What is needed =
Which lines hold the word "matplotlib"? Copy each of them from the material.

■ ■ ■

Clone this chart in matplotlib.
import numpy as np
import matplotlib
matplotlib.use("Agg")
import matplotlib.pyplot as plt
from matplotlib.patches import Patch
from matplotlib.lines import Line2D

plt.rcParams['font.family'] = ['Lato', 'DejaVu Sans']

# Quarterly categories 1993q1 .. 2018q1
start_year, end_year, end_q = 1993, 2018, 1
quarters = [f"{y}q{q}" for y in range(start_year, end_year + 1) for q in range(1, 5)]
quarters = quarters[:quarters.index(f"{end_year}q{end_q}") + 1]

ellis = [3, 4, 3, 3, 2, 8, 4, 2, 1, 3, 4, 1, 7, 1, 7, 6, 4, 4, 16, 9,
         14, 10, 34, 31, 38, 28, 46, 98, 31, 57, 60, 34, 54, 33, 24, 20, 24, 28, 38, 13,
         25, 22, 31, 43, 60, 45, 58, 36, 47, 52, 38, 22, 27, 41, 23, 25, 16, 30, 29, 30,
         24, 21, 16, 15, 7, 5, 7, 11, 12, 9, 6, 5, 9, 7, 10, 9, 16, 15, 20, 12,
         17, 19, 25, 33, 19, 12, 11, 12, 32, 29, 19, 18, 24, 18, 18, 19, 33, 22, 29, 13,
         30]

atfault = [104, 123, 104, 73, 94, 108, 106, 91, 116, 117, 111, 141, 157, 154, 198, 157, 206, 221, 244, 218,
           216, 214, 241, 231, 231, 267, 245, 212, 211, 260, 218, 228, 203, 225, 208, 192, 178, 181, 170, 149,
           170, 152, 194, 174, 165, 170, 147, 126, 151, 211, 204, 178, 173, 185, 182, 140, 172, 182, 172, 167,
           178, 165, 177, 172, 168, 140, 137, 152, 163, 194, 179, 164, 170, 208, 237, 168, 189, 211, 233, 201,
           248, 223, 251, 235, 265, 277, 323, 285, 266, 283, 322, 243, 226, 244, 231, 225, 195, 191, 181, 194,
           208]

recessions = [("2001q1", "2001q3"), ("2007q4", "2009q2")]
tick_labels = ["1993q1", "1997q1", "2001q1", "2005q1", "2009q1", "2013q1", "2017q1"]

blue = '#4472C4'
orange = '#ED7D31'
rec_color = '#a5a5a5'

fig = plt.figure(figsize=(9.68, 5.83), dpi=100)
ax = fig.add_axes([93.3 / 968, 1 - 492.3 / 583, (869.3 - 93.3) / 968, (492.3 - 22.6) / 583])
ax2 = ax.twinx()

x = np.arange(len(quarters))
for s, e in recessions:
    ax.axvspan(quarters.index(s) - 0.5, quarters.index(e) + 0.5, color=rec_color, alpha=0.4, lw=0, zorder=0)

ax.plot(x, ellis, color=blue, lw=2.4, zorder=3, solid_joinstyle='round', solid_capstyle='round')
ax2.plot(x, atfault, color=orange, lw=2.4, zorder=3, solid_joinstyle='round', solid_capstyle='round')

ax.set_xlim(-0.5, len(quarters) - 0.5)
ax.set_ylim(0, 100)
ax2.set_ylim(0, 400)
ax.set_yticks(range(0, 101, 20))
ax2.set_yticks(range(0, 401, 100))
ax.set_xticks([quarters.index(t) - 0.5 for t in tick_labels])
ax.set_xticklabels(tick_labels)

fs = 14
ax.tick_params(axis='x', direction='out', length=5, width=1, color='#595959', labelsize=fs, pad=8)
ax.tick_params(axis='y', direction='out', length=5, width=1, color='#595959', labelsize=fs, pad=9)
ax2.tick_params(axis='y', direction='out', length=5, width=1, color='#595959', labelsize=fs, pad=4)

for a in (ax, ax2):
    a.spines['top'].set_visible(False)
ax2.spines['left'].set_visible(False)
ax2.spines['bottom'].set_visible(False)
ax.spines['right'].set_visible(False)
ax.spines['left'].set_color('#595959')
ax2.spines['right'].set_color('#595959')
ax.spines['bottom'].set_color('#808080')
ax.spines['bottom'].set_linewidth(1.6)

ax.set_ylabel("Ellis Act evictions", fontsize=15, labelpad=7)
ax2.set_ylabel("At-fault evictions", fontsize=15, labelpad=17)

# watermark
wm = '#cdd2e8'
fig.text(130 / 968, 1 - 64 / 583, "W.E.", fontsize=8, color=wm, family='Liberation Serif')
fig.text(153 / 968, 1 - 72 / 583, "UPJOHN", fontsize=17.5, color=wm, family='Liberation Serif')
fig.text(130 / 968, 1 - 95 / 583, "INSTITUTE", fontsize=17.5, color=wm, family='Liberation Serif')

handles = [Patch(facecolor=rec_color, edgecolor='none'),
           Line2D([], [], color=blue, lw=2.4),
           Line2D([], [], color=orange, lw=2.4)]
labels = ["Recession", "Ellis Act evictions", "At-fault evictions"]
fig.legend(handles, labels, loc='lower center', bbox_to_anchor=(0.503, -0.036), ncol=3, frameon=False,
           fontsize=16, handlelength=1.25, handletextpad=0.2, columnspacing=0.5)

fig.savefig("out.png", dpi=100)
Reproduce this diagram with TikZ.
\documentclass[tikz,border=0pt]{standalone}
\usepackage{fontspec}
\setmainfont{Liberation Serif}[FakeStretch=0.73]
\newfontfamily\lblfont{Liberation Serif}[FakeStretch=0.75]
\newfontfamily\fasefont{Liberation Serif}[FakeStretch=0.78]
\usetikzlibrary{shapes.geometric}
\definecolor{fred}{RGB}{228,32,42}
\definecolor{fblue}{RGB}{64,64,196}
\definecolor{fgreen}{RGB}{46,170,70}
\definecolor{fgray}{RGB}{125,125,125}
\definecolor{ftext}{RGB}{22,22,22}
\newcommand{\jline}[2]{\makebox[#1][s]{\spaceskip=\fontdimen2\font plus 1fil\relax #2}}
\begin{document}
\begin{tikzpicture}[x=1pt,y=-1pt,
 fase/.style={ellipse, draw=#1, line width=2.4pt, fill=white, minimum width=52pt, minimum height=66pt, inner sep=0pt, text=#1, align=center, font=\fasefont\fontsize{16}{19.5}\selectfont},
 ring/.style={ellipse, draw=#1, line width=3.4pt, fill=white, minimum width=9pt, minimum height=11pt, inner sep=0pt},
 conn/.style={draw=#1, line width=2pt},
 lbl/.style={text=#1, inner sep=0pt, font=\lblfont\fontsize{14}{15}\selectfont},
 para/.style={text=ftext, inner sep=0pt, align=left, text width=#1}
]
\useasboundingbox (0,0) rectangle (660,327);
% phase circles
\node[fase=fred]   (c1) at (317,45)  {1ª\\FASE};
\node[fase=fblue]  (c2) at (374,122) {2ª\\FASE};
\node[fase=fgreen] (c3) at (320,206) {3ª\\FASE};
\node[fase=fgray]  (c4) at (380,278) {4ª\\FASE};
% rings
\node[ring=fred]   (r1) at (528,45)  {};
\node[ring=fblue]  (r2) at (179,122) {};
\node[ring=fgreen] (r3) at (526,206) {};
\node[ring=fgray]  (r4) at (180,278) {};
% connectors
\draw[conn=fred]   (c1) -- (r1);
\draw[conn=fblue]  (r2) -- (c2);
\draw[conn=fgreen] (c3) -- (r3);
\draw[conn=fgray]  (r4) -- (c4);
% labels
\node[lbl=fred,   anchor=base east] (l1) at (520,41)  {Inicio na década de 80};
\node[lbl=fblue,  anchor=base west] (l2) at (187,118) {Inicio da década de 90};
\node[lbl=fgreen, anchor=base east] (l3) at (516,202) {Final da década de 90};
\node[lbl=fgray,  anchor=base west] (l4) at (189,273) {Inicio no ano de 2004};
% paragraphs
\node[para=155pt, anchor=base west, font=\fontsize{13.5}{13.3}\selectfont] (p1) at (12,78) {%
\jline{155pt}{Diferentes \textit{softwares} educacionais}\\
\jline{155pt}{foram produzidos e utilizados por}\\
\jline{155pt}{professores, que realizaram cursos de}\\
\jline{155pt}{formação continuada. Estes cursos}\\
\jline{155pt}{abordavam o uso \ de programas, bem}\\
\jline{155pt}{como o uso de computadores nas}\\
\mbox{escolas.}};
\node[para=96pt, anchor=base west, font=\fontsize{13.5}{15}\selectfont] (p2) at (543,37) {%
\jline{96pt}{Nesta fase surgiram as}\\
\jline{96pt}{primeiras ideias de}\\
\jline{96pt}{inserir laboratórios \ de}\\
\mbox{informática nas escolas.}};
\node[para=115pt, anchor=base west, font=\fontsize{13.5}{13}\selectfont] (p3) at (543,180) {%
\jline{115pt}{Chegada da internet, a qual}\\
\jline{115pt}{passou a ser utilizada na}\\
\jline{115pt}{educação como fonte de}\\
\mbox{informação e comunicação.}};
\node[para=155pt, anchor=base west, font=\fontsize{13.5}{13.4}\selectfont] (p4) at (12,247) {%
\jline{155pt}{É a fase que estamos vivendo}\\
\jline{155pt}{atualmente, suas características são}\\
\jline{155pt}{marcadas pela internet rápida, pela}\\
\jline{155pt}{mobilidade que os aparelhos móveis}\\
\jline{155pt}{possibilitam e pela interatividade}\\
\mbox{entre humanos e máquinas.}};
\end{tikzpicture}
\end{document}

■ ■ ■

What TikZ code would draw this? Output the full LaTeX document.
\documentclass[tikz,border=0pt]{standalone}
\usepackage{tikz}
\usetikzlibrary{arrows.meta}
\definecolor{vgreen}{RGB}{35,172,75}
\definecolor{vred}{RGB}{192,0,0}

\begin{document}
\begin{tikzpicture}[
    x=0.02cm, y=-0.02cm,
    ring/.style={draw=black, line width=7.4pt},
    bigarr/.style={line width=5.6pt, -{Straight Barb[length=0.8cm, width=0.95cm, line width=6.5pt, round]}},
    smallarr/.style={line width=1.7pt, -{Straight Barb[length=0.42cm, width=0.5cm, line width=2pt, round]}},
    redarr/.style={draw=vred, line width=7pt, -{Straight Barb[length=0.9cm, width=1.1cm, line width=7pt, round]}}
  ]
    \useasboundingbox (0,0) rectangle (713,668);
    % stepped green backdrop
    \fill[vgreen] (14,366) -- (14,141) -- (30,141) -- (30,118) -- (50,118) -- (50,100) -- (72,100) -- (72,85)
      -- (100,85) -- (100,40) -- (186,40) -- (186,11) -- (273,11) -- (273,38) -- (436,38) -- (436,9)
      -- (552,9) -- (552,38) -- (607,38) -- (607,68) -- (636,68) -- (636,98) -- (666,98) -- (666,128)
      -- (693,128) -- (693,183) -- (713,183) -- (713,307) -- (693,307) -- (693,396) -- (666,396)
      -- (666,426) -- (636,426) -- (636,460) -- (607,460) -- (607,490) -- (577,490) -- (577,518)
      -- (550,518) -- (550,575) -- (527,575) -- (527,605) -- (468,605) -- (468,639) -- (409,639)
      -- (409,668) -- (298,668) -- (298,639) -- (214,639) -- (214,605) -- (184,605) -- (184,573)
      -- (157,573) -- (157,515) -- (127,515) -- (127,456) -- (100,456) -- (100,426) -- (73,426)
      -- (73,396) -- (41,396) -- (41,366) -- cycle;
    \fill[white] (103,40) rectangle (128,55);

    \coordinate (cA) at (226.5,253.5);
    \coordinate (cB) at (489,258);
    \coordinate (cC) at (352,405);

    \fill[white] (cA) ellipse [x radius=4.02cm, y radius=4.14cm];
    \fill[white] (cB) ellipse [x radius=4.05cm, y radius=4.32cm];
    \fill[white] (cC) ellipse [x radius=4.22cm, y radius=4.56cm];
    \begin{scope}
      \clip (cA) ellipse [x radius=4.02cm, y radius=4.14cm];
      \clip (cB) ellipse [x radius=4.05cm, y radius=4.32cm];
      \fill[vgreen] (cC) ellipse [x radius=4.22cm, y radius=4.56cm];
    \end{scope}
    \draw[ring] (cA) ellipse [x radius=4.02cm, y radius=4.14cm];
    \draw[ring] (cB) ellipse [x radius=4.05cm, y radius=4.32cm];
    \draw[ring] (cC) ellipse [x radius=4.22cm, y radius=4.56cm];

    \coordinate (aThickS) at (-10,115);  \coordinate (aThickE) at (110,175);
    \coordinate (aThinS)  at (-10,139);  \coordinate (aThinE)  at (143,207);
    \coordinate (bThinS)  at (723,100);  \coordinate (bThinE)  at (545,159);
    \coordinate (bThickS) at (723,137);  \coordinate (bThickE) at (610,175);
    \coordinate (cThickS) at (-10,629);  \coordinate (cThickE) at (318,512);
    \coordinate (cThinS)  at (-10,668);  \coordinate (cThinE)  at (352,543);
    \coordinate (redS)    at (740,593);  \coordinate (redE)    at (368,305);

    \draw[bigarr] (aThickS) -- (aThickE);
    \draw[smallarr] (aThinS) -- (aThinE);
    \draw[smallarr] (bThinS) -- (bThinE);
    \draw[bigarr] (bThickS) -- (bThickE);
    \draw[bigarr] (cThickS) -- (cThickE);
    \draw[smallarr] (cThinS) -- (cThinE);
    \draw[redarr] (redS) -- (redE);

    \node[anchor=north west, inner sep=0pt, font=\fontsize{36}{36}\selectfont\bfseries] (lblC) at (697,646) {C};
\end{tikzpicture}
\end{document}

■ ■ ■

Response to the task =
Clone this chart in matplotlib.
import matplotlib
matplotlib.use("Agg")
import matplotlib.pyplot as plt
from matplotlib.patches import Patch
from matplotlib.lines import Line2D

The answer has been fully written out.